Es genügt, wenn ich Ihnen ohne die technischen Details beschreibe, was ich da mit Feuer und Wasser meine: Dringlichkeit sticht immer. Wenn ein Patient ganz schwer erkrankt ist und ganz dringend eine neue Niere braucht, dann wird die Warteliste zurückgestellt. Diese Person bekommt das eine, verfügbare Organ. Aber ethisch gesehen muss man sich überlegen: Ist das denn gerecht? Was passiert eigentlich mit den Ansprüchen der anderen? Es kann ja sein, dass die Person, die ganz an der Spitze der Warteliste steht, vielleicht genau dadurch gefährdet ist. Aber das ist vielleicht nicht das primäre Problem, sondern das primäre Problem ist, dass alle Personen, die ein Organ benötigen, den gleichen ethischen Anspruch haben.

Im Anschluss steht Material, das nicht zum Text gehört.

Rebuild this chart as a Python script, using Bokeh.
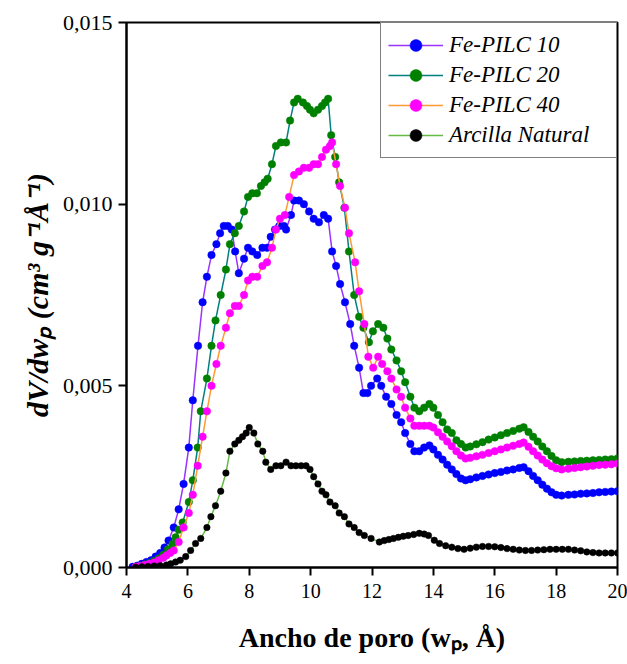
from bokeh.plotting import figure
from bokeh.models import (Range1d, FixedTicker, CustomJSTickFormatter,
                          Legend, LegendItem)
from bokeh.embed import file_html
from bokeh.resources import INLINE

# ---------------- data ----------------
x_pilc10 = [4.2, 4.35, 4.5, 4.65, 4.8, 4.95, 5.1, 5.24, 5.37, 5.54,
            5.7, 5.86, 6.03, 6.16, 6.33, 6.48, 6.62, 6.77, 6.93, 7.05,
            7.17, 7.3, 7.43, 7.54, 7.66, 7.83, 7.96, 8.1, 8.26, 8.43,
            8.58, 8.7, 8.84, 8.98, 9.13, 9.2, 9.36, 9.46, 9.62, 9.78,
            9.95, 10.1, 10.27, 10.43, 10.57, 10.7, 10.83, 10.96, 11.12, 11.29,
            11.42, 11.58, 11.72, 11.85, 11.97, 12.17, 12.3, 12.46, 12.63, 12.8,
            12.95, 13.08, 13.25, 13.38, 13.54, 13.7, 13.87, 14.0, 14.15, 14.3,
            14.45, 14.6, 14.75, 14.9, 15.05, 15.2, 15.4, 15.6, 15.8, 16.0,
            16.2, 16.4, 16.6, 16.8, 16.94, 17.1, 17.25, 17.4, 17.55, 17.7,
            17.85, 18.0, 18.18, 18.4, 18.6, 18.8, 19.0, 19.2, 19.4, 19.6,
            19.8, 20.0]
y_pilc10 = [0.00002, 0.00005, 0.0001, 0.00015, 0.0002, 0.0003, 0.0004, 0.00055, 0.00074, 0.0011,
            0.0016, 0.0023, 0.0033, 0.0046, 0.0061, 0.0073, 0.0080, 0.0086, 0.0089, 0.0092,
            0.0094, 0.0094, 0.0093, 0.0087, 0.0081, 0.0085, 0.0088, 0.0087, 0.0086, 0.0088,
            0.0088, 0.0091, 0.0093, 0.0094, 0.0094, 0.0093, 0.0097, 0.0101, 0.0101, 0.0100,
            0.0098, 0.0096, 0.0095, 0.0097, 0.0096, 0.0087, 0.0083, 0.0078, 0.0073, 0.0067,
            0.0061, 0.0055, 0.0048, 0.0048, 0.0050, 0.0052, 0.0050, 0.0047, 0.0045, 0.0042,
            0.0040, 0.0037, 0.0034, 0.0032, 0.0032, 0.0033, 0.00336, 0.00325, 0.0031, 0.00297,
            0.00283, 0.0027, 0.00257, 0.00245, 0.0024, 0.00243, 0.00248, 0.00252, 0.00256, 0.0026,
            0.00263, 0.00267, 0.0027, 0.00274, 0.00276, 0.00265, 0.00252, 0.0024, 0.00228, 0.00217,
            0.00207, 0.002, 0.00198, 0.002, 0.00201, 0.00203, 0.00204, 0.00205, 0.00207, 0.00208,
            0.00209, 0.0021]

x_pilc20 = [4.3, 4.45, 4.6, 4.75, 4.9, 5.05, 5.2, 5.35, 5.5, 5.6,
            5.7, 5.83, 6.03, 6.16, 6.32, 6.42, 6.62, 6.77, 6.9, 7.07,
            7.24, 7.37, 7.53, 7.66, 7.83, 7.96, 8.1, 8.25, 8.38, 8.5,
            8.6, 8.74, 8.87, 9.03, 9.2, 9.33, 9.46, 9.58, 9.75, 9.88,
            9.98, 10.1, 10.24, 10.37, 10.47, 10.57, 10.67, 10.8, 10.93, 11.1,
            11.25, 11.42, 11.58, 11.72, 11.9, 12.03, 12.2, 12.37, 12.5, 12.63,
            12.8, 12.95, 13.08, 13.25, 13.38, 13.54, 13.7, 13.87, 14.0, 14.15,
            14.3, 14.45, 14.6, 14.75, 14.9, 15.05, 15.2, 15.4, 15.6, 15.8,
            16.0, 16.2, 16.4, 16.6, 16.8, 16.94, 17.1, 17.25, 17.4, 17.55,
            17.7, 17.85, 18.0, 18.18, 18.4, 18.6, 18.8, 19.0, 19.2, 19.4,
            19.6, 19.8, 20.0]
y_pilc20 = [0.00002, 0.00004, 0.00008, 0.00012, 0.00018, 0.00025, 0.00035, 0.0005, 0.00065, 0.00083,
            0.00104, 0.00124, 0.0018, 0.0024, 0.0033, 0.0043, 0.0052, 0.0061, 0.0068, 0.0075,
            0.0082, 0.0089, 0.0092, 0.0094, 0.0098, 0.0102, 0.0103, 0.0103, 0.0105, 0.0106,
            0.0107, 0.0111, 0.0116, 0.0117, 0.0117, 0.0123, 0.0128, 0.0129, 0.0128, 0.0127,
            0.0126, 0.0125, 0.0126, 0.0127, 0.0128, 0.0129, 0.0119, 0.0113, 0.0106, 0.0099,
            0.0087, 0.0075, 0.0069, 0.0066, 0.0062, 0.0065, 0.0067, 0.0066, 0.0063, 0.0060,
            0.0057, 0.0054, 0.0051, 0.0047, 0.0044, 0.0043, 0.0044, 0.0045, 0.0044, 0.0042,
            0.0040, 0.0038, 0.0037, 0.0035, 0.0034, 0.0033, 0.00333, 0.00339, 0.00345, 0.00352,
            0.00358, 0.00364, 0.0037, 0.00376, 0.00382, 0.00386, 0.00373, 0.0036, 0.00347, 0.00333,
            0.0032, 0.00307, 0.00295, 0.0029, 0.00291, 0.00292, 0.00293, 0.00294, 0.00295, 0.00296,
            0.00297, 0.00298, 0.003]

x_pilc40 = [4.3, 4.45, 4.6, 4.75, 4.9, 5.05, 5.2, 5.3, 5.42, 5.54,
            5.7, 5.86, 6.03, 6.16, 6.32, 6.48, 6.62, 6.77, 6.93, 7.07,
            7.24, 7.37, 7.53, 7.66, 7.83, 7.96, 8.1, 8.26, 8.43, 8.58,
            8.74, 8.87, 9.0, 9.16, 9.3, 9.46, 9.62, 9.78, 9.95, 10.1,
            10.24, 10.37, 10.5, 10.63, 10.7, 10.83, 10.96, 11.12, 11.25, 11.45,
            11.58, 11.75, 11.88, 12.04, 12.2, 12.33, 12.5, 12.63, 12.8, 12.95,
            13.08, 13.25, 13.38, 13.54, 13.7, 13.87, 14.0, 14.15, 14.3, 14.45,
            14.6, 14.75, 14.9, 15.05, 15.2, 15.4, 15.6, 15.8, 16.0, 16.2,
            16.4, 16.6, 16.8, 16.94, 17.1, 17.25, 17.4, 17.55, 17.7, 17.85,
            18.0, 18.18, 18.4, 18.6, 18.8, 19.0, 19.2, 19.4, 19.6, 19.8,
            20.0]
y_pilc40 = [0.00002, 0.00004, 0.00007, 0.0001, 0.00014, 0.0002, 0.00027, 0.00033, 0.0004, 0.00047,
            0.0007, 0.0011, 0.0015, 0.0020, 0.0028, 0.0036, 0.0043, 0.0050, 0.0056, 0.0061,
            0.0066, 0.0070, 0.0072, 0.0072, 0.0075, 0.0079, 0.0080, 0.0080, 0.0083, 0.0084,
            0.0088, 0.0093, 0.0096, 0.0097, 0.0102, 0.0108, 0.0109, 0.0110, 0.0110, 0.0111,
            0.0111, 0.0113, 0.0115, 0.0116, 0.0117, 0.0111, 0.0105, 0.0099, 0.0092, 0.0084,
            0.0076, 0.0067, 0.0058, 0.0055, 0.0058, 0.0056, 0.0054, 0.0052, 0.0049, 0.0047,
            0.0044, 0.0041, 0.0039, 0.0039, 0.0039, 0.0039, 0.00385, 0.00372, 0.0036, 0.00347,
            0.00334, 0.0032, 0.00308, 0.003, 0.00302, 0.00306, 0.0031, 0.00315, 0.0032, 0.00325,
            0.0033, 0.00335, 0.0034, 0.00344, 0.00332, 0.0032, 0.00308, 0.00297, 0.00287, 0.00279,
            0.00273, 0.0027, 0.00272, 0.00274, 0.00276, 0.00278, 0.0028, 0.00282, 0.00283, 0.00284,
            0.00286]

x_natural = [4.3, 4.5, 4.7, 4.9, 5.1, 5.3, 5.44, 5.6, 5.75, 5.93,
             6.09, 6.25, 6.42, 6.62, 6.75, 6.9, 7.07, 7.24, 7.37, 7.53,
             7.66, 7.78, 7.9, 8.0, 8.15, 8.28, 8.44, 8.54, 8.7, 8.87,
             9.03, 9.2, 9.36, 9.52, 9.69, 9.85, 9.98, 10.1, 10.24, 10.37,
             10.5, 10.63, 10.8, 10.93, 11.1, 11.25, 11.42, 11.58, 11.75, 11.97,
             12.24, 12.4, 12.55, 12.7, 12.86, 13.02, 13.18, 13.36, 13.54, 13.7,
             13.84, 14.03, 14.2, 14.4, 14.6, 14.8, 15.0, 15.2, 15.4, 15.6,
             15.8, 16.0, 16.2, 16.4, 16.6, 16.8, 17.0, 17.2, 17.4, 17.6,
             17.8, 18.0, 18.2, 18.4, 18.6, 18.8, 19.0, 19.2, 19.4, 19.6,
             19.8, 20.0]
y_natural = [0.00001, 0.00002, 0.00003, 0.00004, 0.00005, 0.00007, 0.0001, 0.00015, 0.0002, 0.0003,
             0.00047, 0.00066, 0.0008, 0.0011, 0.0014, 0.0017, 0.0021, 0.0026, 0.0032, 0.0034,
             0.0035, 0.0036, 0.0037, 0.00385, 0.0037, 0.0034, 0.0032, 0.0029, 0.0027, 0.0028,
             0.0028, 0.0029, 0.0028, 0.0028, 0.0028, 0.0028, 0.0027, 0.0025, 0.0023, 0.0021,
             0.0020, 0.0018, 0.0017, 0.0015, 0.0014, 0.0012, 0.0011, 0.00096, 0.00088, 0.0008,
             0.0007, 0.00074, 0.00077, 0.0008, 0.00083, 0.00086, 0.00088, 0.00091, 0.00094, 0.00092,
             0.00088, 0.00075, 0.00066, 0.0006, 0.00056, 0.00052, 0.0005, 0.00053, 0.00056, 0.00058,
             0.00058, 0.00057, 0.00055, 0.00052, 0.0005, 0.00048, 0.00047, 0.00047, 0.00048, 0.00049,
             0.0005, 0.0005, 0.0005, 0.0005, 0.00048, 0.00046, 0.00043, 0.00041, 0.0004, 0.0004,
             0.0004, 0.0004]

series_names = ["Fe-PILC 10", "Fe-PILC 20", "Fe-PILC 40", "Arcilla Natural"]
x_ticks = [4, 6, 8, 10, 12, 14, 16, 18, 20]
y_ticks = [0.0, 0.005, 0.010, 0.015]
x_title = "Ancho de poro (w\u209a, \u00c5)"
y_title = "dV/dw\u209a (cm\u00b3 g\u207b\u00b9\u00c5\u207b\u00b9)"

# ---------------- figure ----------------
W, H = 627, 664
L, R, T, B = 126, 10, 22, 97

p = figure(width=W, height=H, output_backend="svg", toolbar_location=None,
           x_range=Range1d(4, 20), y_range=Range1d(0.0, 0.015),
           min_border_left=L, min_border_right=R, min_border_top=T,
           min_border_bottom=B)
p.background_fill_color = "white"
p.border_fill_color = "white"
p.outline_line_color = "black"
p.outline_line_width = 2
p.grid.visible = False

SERIF = "Liberation Serif"

p.xaxis.ticker = FixedTicker(ticks=x_ticks, minor_ticks=[])
p.yaxis.ticker = FixedTicker(ticks=y_ticks, minor_ticks=[])
p.yaxis.formatter = CustomJSTickFormatter(code="return tick.toFixed(3).replace('.', ',');")
for ax in (p.xaxis[0], p.yaxis[0]):
    ax.axis_line_width = 2
    ax.axis_line_color = "black"
    ax.major_tick_line_width = 2
    ax.major_tick_line_color = "black"
    ax.major_tick_out = 8
    ax.major_tick_in = 0
    ax.minor_tick_line_color = None
    ax.major_label_text_font = SERIF
    ax.major_label_text_color = "black"
    ax.major_label_text_font_style = "normal"
    ax.axis_label_text_font = SERIF
    ax.axis_label_text_color = "black"
p.xaxis.major_label_text_font_size = "20px"
p.yaxis.major_label_text_font_size = "22px"
p.xaxis.major_label_standoff = 8
p.yaxis.major_label_standoff = 6

p.xaxis.axis_label = x_title
p.xaxis.axis_label_text_font_size = "28px"
p.xaxis.axis_label_text_font_style = "bold"
p.xaxis.axis_label_standoff = 21

p.yaxis.axis_label = y_title
p.yaxis.axis_label_text_font_size = "30px"
p.yaxis.axis_label_text_font_style = "bold italic"
p.yaxis.axis_label_standoff = 6

line_colors = ["#9933FF", "#008080", "#FF9933", "#66BB44"]
mark_colors = ["#0000FF", "#008000", "#FF00FF", "#000000"]
mark_sizes = [7.5, 7.5, 7.5, 6.5]
xs = [x_pilc10, x_pilc20, x_pilc40, x_natural]
ys = [y_pilc10, y_pilc20, y_pilc40, y_natural]

items = []
for name, xv, yv, lc, mc, ms in zip(series_names, xs, ys, line_colors, mark_colors, mark_sizes):
    lr = p.line(xv, yv, line_color=lc, line_width=1.5)
    sr = p.scatter(xv, yv, marker="circle", size=ms, fill_color=mc, line_color=mc,
                   line_width=0.5)
    items.append(LegendItem(label=name, renderers=[lr, sr]))

legend = Legend(items=items, location="top_right", margin=0, padding=7, spacing=0,
                glyph_width=55, glyph_height=30, label_standoff=6, label_height=30,
                label_width=160,
                label_text_font=SERIF, label_text_font_style="italic",
                label_text_font_size="23px", label_text_color="black",
                border_line_color="black", border_line_width=1.5,
                background_fill_color="white", background_fill_alpha=1.0)
p.add_layout(legend)

open("out.html", "w").write(file_html(p, INLINE))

Natürlich sind die medizinischen Tatsachen nicht immer leicht mit dieser Gleichheit der Ansprüche in Übereinstimmung zu bringen. Aber wir müssen, wenn wir Ethik als „Konfliktwissenschaft“ betreiben, erst einmal überlegen: Was sind denn die Grundlagen der Ansprüche, um die es geht? Hier ist die entscheidende Grundlage, dass alle den gleichen Anspruch haben. Alle, die dringend ein Organ benötigen.
Sie sehen, es gibt dadurch Probleme, dass es medizinische Möglichkeiten gibt, Menschen zu helfen. Es will einem nicht so leicht in den Kopf, dass gerade die Möglichkeiten, die in der Medizin entwickelt werden, Menschen zu helfen, also ein menschenwürdiges Leben zu ermöglichen, immer wieder auch Probleme erzeugen. Die gerechte Verteilung von Spenderorganen ist eines dieser Probleme. Es gibt viele andere. Man könnte jetzt beliebig tief in diese Problematik von Organspenden eintreten.
Es gibt nicht nur Organspenden, die von Toten für Lebendige gemacht werden, sondern auch von Lebenden für Lebende.
Nieren können zum Beispiel von Lebenden an Lebende übertragen werden. Es gibt also eine ganze Vielfalt von Möglichkeiten, Menschen, die eine Niere benötigen, zu helfen. Aber die ethischen Probleme sind ebenso vielfältig. Es ist nicht immer das gleiche Problem. Die „Lebendspende“ enthält eine ganze Reihe anderer Probleme als die sogenannte „post mortem“, also die Spende, die erst nach dem Tod des Spenders möglich ist. Welche?
Zunächst einmal sollen ja alle Spenden ohne ein wirtschaftliches Interesse angeboten werden. Das ist bei Patienten, die verstorben, verunfallt sind, kein Problem. Aber bei der Lebendspende ist es ein Problem. Es kann ja sein, dass jemand sein Organ verkaufen will oder dass jemand einen Vorteil erhält oder versprochen bekommen hat, wenn er ein Organ spendet.